Social Habits of Homo Erectus

Homo erectus is an extinct species believed to have been the first hominid to leave the African continent. The issue of whether we are the direct descendants of this species is still being hotly debated.

The Homo erectus species migrated from Africa to various parts of the Old World around 2 million years ago, according to Wikipedia.com. Fossilized remains have been recovered as recently as 1 million years ago in some parts of Africa, Georgia, Spain, Indonesia, Vietnam and China.

Anthropologists believe the Homo erectus was most likely to have been the first human species appropriately categorized as a hunter-gatherer society. Anthropologist Richard Leakey considered the social aspects of the species closer to those of modern man than the groups who came before it. One reason is the link between a larger cranial capacity and the use of more sophisticated tools sometimes found with recovered remains.

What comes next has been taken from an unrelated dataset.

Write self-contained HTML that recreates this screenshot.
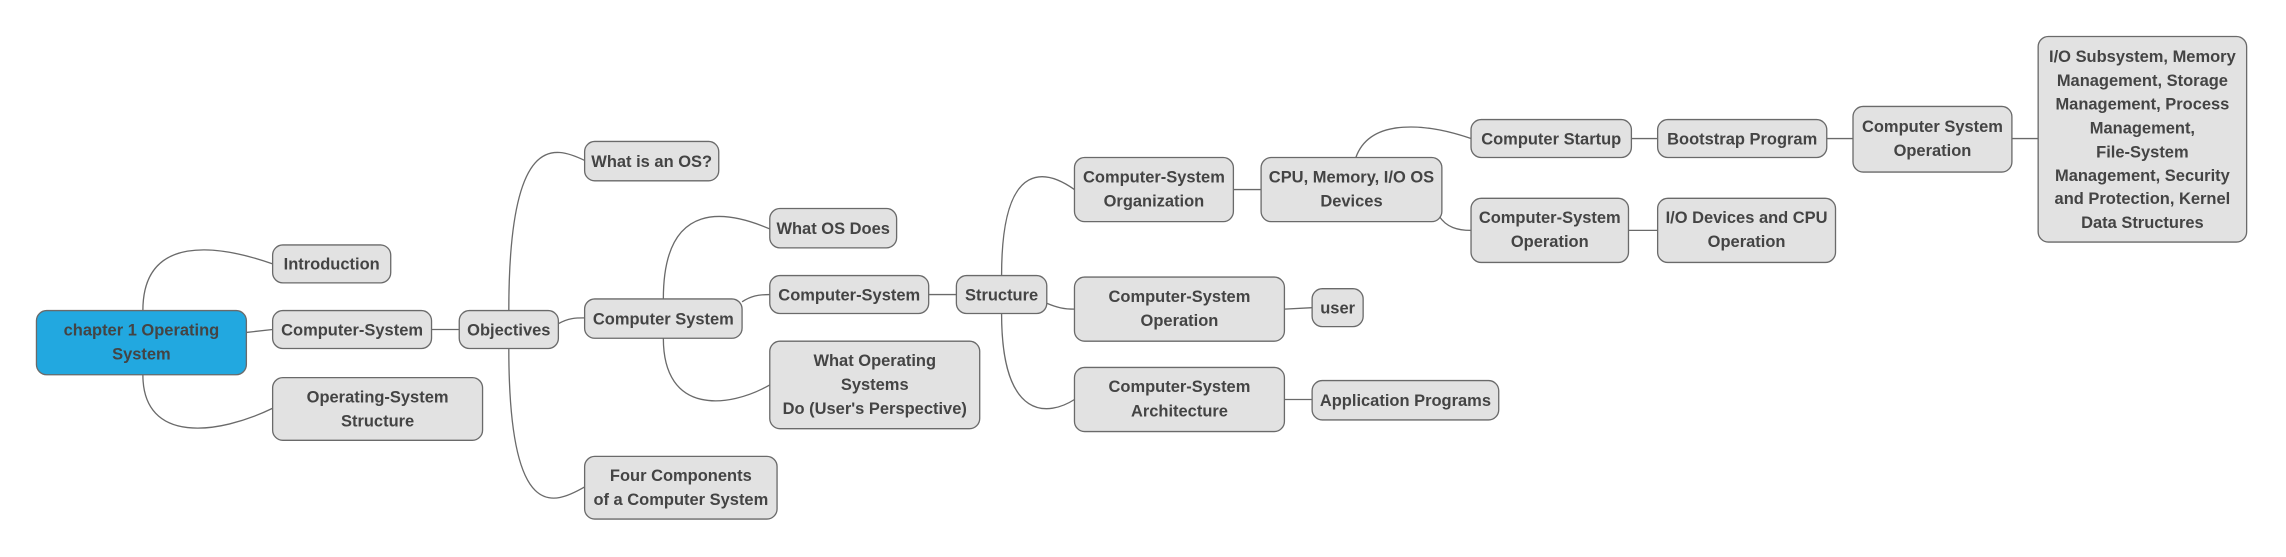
<!DOCTYPE html>
<html><head><meta charset="utf-8"><style>
html,body{margin:0;padding:0;background:#fff;}
svg{display:block;}
text{font-family:"Liberation Sans","DejaVu Sans",sans-serif;font-weight:bold;font-size:11.3px;fill:#444;text-anchor:middle;}
rect{fill:#e2e2e2;stroke:#6a6a6a;stroke-width:0.9;}
path,line{fill:none;stroke:#6a6a6a;stroke-width:0.9;}
</style></head><body>
<svg width="2286" height="557" viewBox="0 0 1568 382" xmlns="http://www.w3.org/2000/svg">
<!-- connectors -->
<path d="M98,213 C98,160 150,168 187,181"/>
<line x1="169" y1="228" x2="187" y2="226"/>
<path d="M98,257 C98,305 150,298 187,280"/>
<line x1="296" y1="226" x2="315" y2="226"/>
<path d="M349,213 C349,90 380,100 401,110"/>
<path d="M383,222 C390,218 395,218 401,218"/>
<path d="M349,239 C349,360 380,346 401,334"/>
<path d="M455,205 C455,135 500,145 528,157"/>
<path d="M509,207 C515,203 520,202 528,202"/>
<path d="M455,232 C455,285 500,280 528,264"/>
<line x1="637" y1="202" x2="656" y2="202"/>
<path d="M687,189 C687,105 720,118 737,130"/>
<path d="M718,208 C725,211 730,212 737,212"/>
<path d="M687,215 C687,290 720,285 737,274"/>
<line x1="846" y1="130" x2="865" y2="130"/>
<path d="M930,108 C940,80 980,85 1009,95"/>
<path d="M987,148 C992,156 1000,158 1009,158"/>
<line x1="1119" y1="95" x2="1137" y2="95"/>
<line x1="1253" y1="95" x2="1271" y2="95"/>
<line x1="1380" y1="95" x2="1398" y2="95"/>
<line x1="1117" y1="158" x2="1137" y2="158"/>
<line x1="881" y1="212" x2="900" y2="211"/>
<line x1="881" y1="274" x2="900" y2="274"/>

<!-- nodes -->
<rect x="25" y="213" width="144" height="44" rx="7" style="fill:#22a8e0"/>
<text x="97" y="230">chapter 1 Operating</text><text x="97" y="246.5">System</text>

<rect x="187" y="168" width="81" height="26" rx="7"/><text x="227.5" y="185">Introduction</text>
<rect x="187" y="213" width="109" height="26" rx="7"/><text x="241.5" y="230">Computer-System</text>
<rect x="187" y="259" width="144" height="43" rx="7"/><text x="259" y="276">Operating-System</text><text x="259" y="292.5">Structure</text>

<rect x="315" y="213" width="68" height="26" rx="7"/><text x="349" y="230">Objectives</text>

<rect x="401" y="97" width="92" height="27" rx="7"/><text x="447" y="114.5">What is an OS?</text>
<rect x="401" y="205" width="108" height="27" rx="7"/><text x="455" y="222.5">Computer System</text>
<rect x="401" y="313" width="132" height="43" rx="7"/><text x="467" y="330">Four Components</text><text x="467" y="346.5">of a Computer System</text>

<rect x="528" y="143" width="87" height="27" rx="7"/><text x="571.5" y="160.5">What OS Does</text>
<rect x="528" y="189" width="109" height="26" rx="7"/><text x="582.5" y="206">Computer-System</text>
<rect x="528" y="234" width="144" height="60" rx="7"/><text x="600" y="251">What Operating</text><text x="600" y="267.5">Systems</text><text x="600" y="284">Do (User's Perspective)</text>

<rect x="656" y="189" width="62" height="26" rx="7"/><text x="687" y="206">Structure</text>

<rect x="737" y="108" width="109" height="44" rx="7"/><text x="791.5" y="125">Computer-System</text><text x="791.5" y="141.5">Organization</text>
<rect x="737" y="190" width="144" height="44" rx="7"/><text x="809" y="207">Computer-System</text><text x="809" y="223.5">Operation</text>
<rect x="737" y="252" width="144" height="44" rx="7"/><text x="809" y="269">Computer-System</text><text x="809" y="285.5">Architecture</text>

<rect x="865" y="108" width="124" height="44" rx="7"/><text x="927" y="125">CPU, Memory, I/O OS</text><text x="927" y="141.5">Devices</text>
<rect x="900" y="198" width="35" height="26" rx="7"/><text x="917.5" y="215">user</text>
<rect x="900" y="261" width="128" height="27" rx="7"/><text x="964" y="278.5">Application Programs</text>

<rect x="1009" y="82" width="110" height="26" rx="7"/><text x="1064" y="99">Computer Startup</text>
<rect x="1009" y="136" width="108" height="44" rx="7"/><text x="1063" y="153">Computer-System</text><text x="1063" y="169.5">Operation</text>
<rect x="1137" y="82" width="116" height="26" rx="7"/><text x="1195" y="99">Bootstrap Program</text>
<rect x="1137" y="136" width="122" height="44" rx="7"/><text x="1198" y="153">I/O Devices and CPU</text><text x="1198" y="169.5">Operation</text>
<rect x="1271" y="73" width="109" height="45" rx="7"/><text x="1325.5" y="90.5">Computer System</text><text x="1325.5" y="107">Operation</text>

<rect x="1398" y="25" width="143" height="141" rx="7"/>
<text x="1469.5" y="42.5">I/O Subsystem, Memory</text>
<text x="1469.5" y="59">Management, Storage</text>
<text x="1469.5" y="75">Management, Process</text>
<text x="1469.5" y="91.5">Management,</text>
<text x="1469.5" y="108">File-System</text>
<text x="1469.5" y="124">Management, Security</text>
<text x="1469.5" y="140">and Protection, Kernel</text>
<text x="1469.5" y="156.5">Data Structures</text>
</svg>
</body></html>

Merritt Ruhlen, writing in 1994 in “The Origin of Language”, suggests that members of the Homo erectus species might have communicated with a sort of pre-language. This conclusion was based on the 1984 discovery at the Lake Turkana site in Africa. The remains showed evidence that despite the human-like anatomy of the species, members were physically incapable of making sounds associated with modern language. Their method of communication was likely more developed, however, than the methods used by chimpanzees.

Wikipedia reports that the most recent populations of Homo erectus probably marked the first hominid societies to live in band societies that resembled modern hunter gatherer groups. The species is also considered the first hominid to hunt on a large scale, utilize complex tools and care for weaker members of the band.

The wide migration of the species, even up to the Red Sea, indicates their ability to adapt to and master their environment. The oldest evidence so far of mammoth consumption is linked to Homo erectus in Africa’s Olduvai Gorge about 1.8 million years ago. Bruce Bower, writing in “BioScience” in April 2006, suggests that the hominids might have actually built rafts and traveled over oceans.

The earliest evidence of controlled fire dates to a site known as Terra Amata, on what is now known as the French Riviera, which was once occupied by Homo erectus. Later sites dating from 500,000 to 1.5 million years ago in France, China, Vietnam and other areas also indicate the controlled use of fire and are attributed to the species. However, some anthropologists hold that the use of fire was not typical of Homo erectus and is better linked to more advanced species of the Homo genus.

There is also some speculation that Homo erectus might have interbred with modern humans in Europe in Asia. However, genetic evidence supporting this conclusion appears to be scarce, and there remains no confirmed link between the species and the Homo sapiens species we call modern man.